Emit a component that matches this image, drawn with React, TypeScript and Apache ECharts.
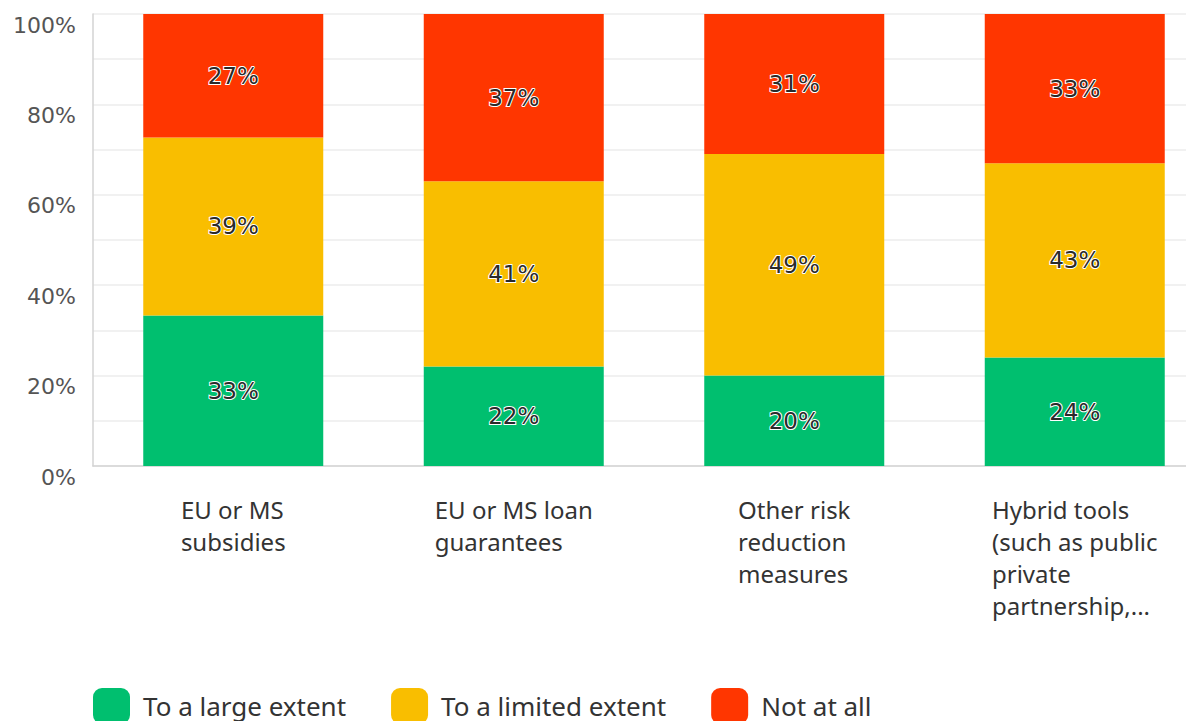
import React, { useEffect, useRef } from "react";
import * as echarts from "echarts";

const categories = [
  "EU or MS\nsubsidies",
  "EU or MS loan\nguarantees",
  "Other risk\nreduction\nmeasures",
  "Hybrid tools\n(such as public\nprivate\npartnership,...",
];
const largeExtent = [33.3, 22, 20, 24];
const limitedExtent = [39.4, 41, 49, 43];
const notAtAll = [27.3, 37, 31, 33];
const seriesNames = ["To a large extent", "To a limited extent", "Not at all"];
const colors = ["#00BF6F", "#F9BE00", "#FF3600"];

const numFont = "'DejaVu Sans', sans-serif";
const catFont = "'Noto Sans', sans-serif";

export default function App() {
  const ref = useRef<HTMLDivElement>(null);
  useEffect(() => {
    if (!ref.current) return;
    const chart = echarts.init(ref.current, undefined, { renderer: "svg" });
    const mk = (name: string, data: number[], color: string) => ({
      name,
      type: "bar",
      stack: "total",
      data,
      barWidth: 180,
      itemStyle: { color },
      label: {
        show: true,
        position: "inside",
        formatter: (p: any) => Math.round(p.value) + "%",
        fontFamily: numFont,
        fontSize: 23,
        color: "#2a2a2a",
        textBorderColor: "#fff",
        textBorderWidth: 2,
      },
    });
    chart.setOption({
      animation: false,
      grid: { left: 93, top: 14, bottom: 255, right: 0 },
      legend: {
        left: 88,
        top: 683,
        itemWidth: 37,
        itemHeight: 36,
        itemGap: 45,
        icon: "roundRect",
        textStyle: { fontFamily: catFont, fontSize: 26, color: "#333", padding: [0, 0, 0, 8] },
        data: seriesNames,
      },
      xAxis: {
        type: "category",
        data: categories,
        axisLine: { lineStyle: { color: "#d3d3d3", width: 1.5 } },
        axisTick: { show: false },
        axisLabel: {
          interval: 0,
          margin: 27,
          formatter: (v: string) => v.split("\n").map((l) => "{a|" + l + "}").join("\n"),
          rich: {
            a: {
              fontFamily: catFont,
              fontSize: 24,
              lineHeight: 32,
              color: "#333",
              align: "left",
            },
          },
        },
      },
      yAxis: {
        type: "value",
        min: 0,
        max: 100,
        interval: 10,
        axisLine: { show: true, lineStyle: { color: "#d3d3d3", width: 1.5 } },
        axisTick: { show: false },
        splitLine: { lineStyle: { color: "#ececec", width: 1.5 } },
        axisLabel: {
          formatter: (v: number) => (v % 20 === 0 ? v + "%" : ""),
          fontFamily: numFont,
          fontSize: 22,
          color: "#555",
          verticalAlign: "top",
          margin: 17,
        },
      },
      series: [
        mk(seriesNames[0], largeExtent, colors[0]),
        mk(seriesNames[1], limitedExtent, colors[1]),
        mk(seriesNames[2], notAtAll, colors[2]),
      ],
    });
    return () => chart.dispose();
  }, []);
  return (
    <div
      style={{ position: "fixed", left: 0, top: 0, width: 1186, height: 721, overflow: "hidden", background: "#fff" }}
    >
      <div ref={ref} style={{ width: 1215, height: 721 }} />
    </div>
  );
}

★ ★ ★ ★ ★

> Exercise aim
From the first line above through the line containing "import * as", copy everything exactly, without the pictures.

> Result
Emit a component that matches this image, drawn with React, TypeScript and Apache ECharts.
import React, { useEffect, useRef } from "react";
import * as echarts from "echarts";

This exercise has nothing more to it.